DAVE Are you a communist?

DONNA (laughs) I’m a pacifist. That does not make be a communist.

DAVE Cos you sound a lot like a communist.

DONNA I just think – no, believe – people ought to be respected enough
to be able to determine whether or not a certain course of
action is proper or not. I think any particular situation … we
ought to be respected as to knowing what we should do, you
know? And I think that we should stand up against, or stand out
against, any law or a government which tries to treat us in this manner.

The crowd try to drag her with them. She resists and indicates
she will catch up later.

DAVE Bloody hell. Recite it all, can’t you? Got it down pat. Ciggie?

DONNA (Pauses). No.

DAVE What about your mates? (he lights up a cigarette)

DONNA They’re marching to Parliament House.

(there is a pause)

DAVE Look, you seem really sure of yourself.

DONNA Well – yes. I am. There’s a lot at stake here.

DAVE Oh yeah. You’d know.

DONNA Forcing young men to pick up guns and kill civilians so that
some country can keep a grip on its colonies - well, it just seems wrong.

DAVE Wow. What about the domino principle?

DONNA Really? That’s an old bit of rhetoric, isn’t it? I believe that it is
up to us to destroy false rhetoric. American imperialism has
been justified in the eyes of the Australian people by lies, halftruths, distortions, and occasionally truths.

DAVE Yeah? (pauses) So what do yer do when you’re not waving
placards around and spouting cliches?

DONNA I’m doing psych. At uni.

DAVE (laughs) Of course you are.

DONNA What’s that supposed to mean?

DAVE Typical intellectual stuff while the rest of us get on with it.

DONNA It’s not just Uni. Or maybe it is. People discuss things there, you
know?

DAVE Hey well, you know what? My mates in my unit discuss things
too.

DONNA And after all the discussion I have worked out that I am
opposed to War. Wars exist because Man wants them to. They
exist because mankind in general has made no serious attempt
to study the causes of War and the reasons why people are
willing to kill each other. I believe that the glorification of war,
the worship of things military as is apparent in Society, is
obscene.

DAVE Wow. Hey. That’s a mouthful. And you say you want to get rid
of the rhetoric.

DONNA (realising and laughing disarmingly) Fight fire with fire.

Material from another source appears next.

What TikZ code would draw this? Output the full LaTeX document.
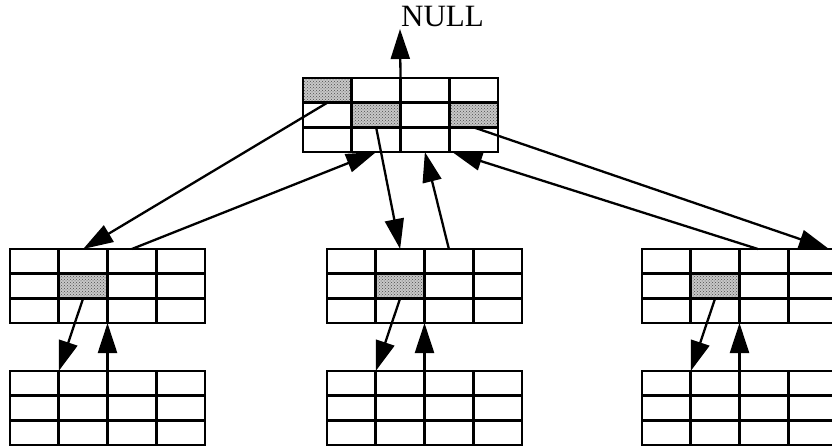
\documentclass[tikz,border=0pt]{standalone}
\usepackage{fontspec}
\setmainfont{Liberation Serif}
\usetikzlibrary{arrows.meta,calc,backgrounds,patterns}

\tikzset{
  cell/.style={draw, line width=2.8pt, minimum width=48.75pt, minimum height=24.67pt,
               inner sep=0pt, outer sep=0pt},
  link/.style={line width=2.3pt, -{Triangle[length=30pt,width=19pt]}},
  label/.style={font=\fontsize{31}{31}\selectfont, inner sep=0pt, anchor=base west}
}

% a record of 3 x 4 cells; #1 name, #2 left edge, #3 top edge
\newcommand\record[3]{%
  \foreach \r in {0,1,2}{%
    \foreach \c in {0,1,2,3}{%
      \node[cell] (#1-\r-\c) at ({#2+\c*48.75+24.375},{#3+\r*24.67+12.335}) {};
    }%
  }%
}

\begin{document}
\begin{tikzpicture}[x=1pt,y=-1pt]
  \useasboundingbox (0,0) rectangle (832,446);
  \clip (0,0) rectangle (832,446);

  \record{top}{303}{78}
  \record{midL}{10}{249}
  \record{midM}{327}{249}
  \record{midR}{642}{249}
  \record{botL}{10}{371}
  \record{botM}{327}{371}
  \record{botR}{642}{371}

  % stippled cells
  \begin{scope}[on background layer]
    \foreach \n in {top-0-0,top-1-1,top-1-3,midL-1-1,midM-1-1,midR-1-1}{
      \fill[black!22] (\n.south west) rectangle (\n.north east);
      \fill[pattern=crosshatch dots, pattern color=black!70] (\n.south west) rectangle (\n.north east);
    }
  \end{scope}

  % parent pointer of the root
  \coordinate (nulltip) at (400,29);
  \draw[link] (top-0-2.north west) -- (nulltip);
  \node[label] (null) at (401,27) {NULL};

  % links between the root and its children
  \draw[link] (top-0-0.south) -- (midL-0-1.north);
  \draw[link] (midL-0-2.north) -- (top-2-1.south);
  \draw[link] (top-1-1.south) -- (midM-0-1.north);
  \draw[link] (midM-0-2.north) -- (top-2-2.south);
  \draw[link] ($(midR-0-2.north)+(-6,0)$) -- ($(top-2-3.south west)+(3,0)$);
  \draw[link] (top-1-3.south) -- ($(midR-0-3.north east)+(-8,0)$);

  % links between the children and the next level
  \draw[link] (midL-1-1.south) -- (botL-0-1.north west);
  \draw[link] (botL-0-2.north west) -- (midL-2-2.south west);
  \draw[link] (midM-1-1.south) -- (botM-0-1.north west);
  \draw[link] (botM-0-2.north west) -- (midM-2-2.south west);
  \draw[link] (midR-1-1.south) -- (botR-0-1.north west);
  \draw[link] (botR-0-2.north west) -- (midR-2-2.south west);
\end{tikzpicture}
\end{document}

DAVE And she’s funny as well.

DONNA As well as what?

DAVE (pause) I’m Dave.

DONNA Dave. There’s a meeting at the Town Hall on Saturday
afternoon. Why don’t you come?

DAVE You’ll be there?

DONNA Yes. Even though I’ve got an essay due Monday. And there’s
people I’d like you to meet. And people who would want to meet you.

DAVE If you promise you’ll be there - ?

DONNA Donna.

DAVE Donna.

(She puts out her hand. He takes it and they smile at each other.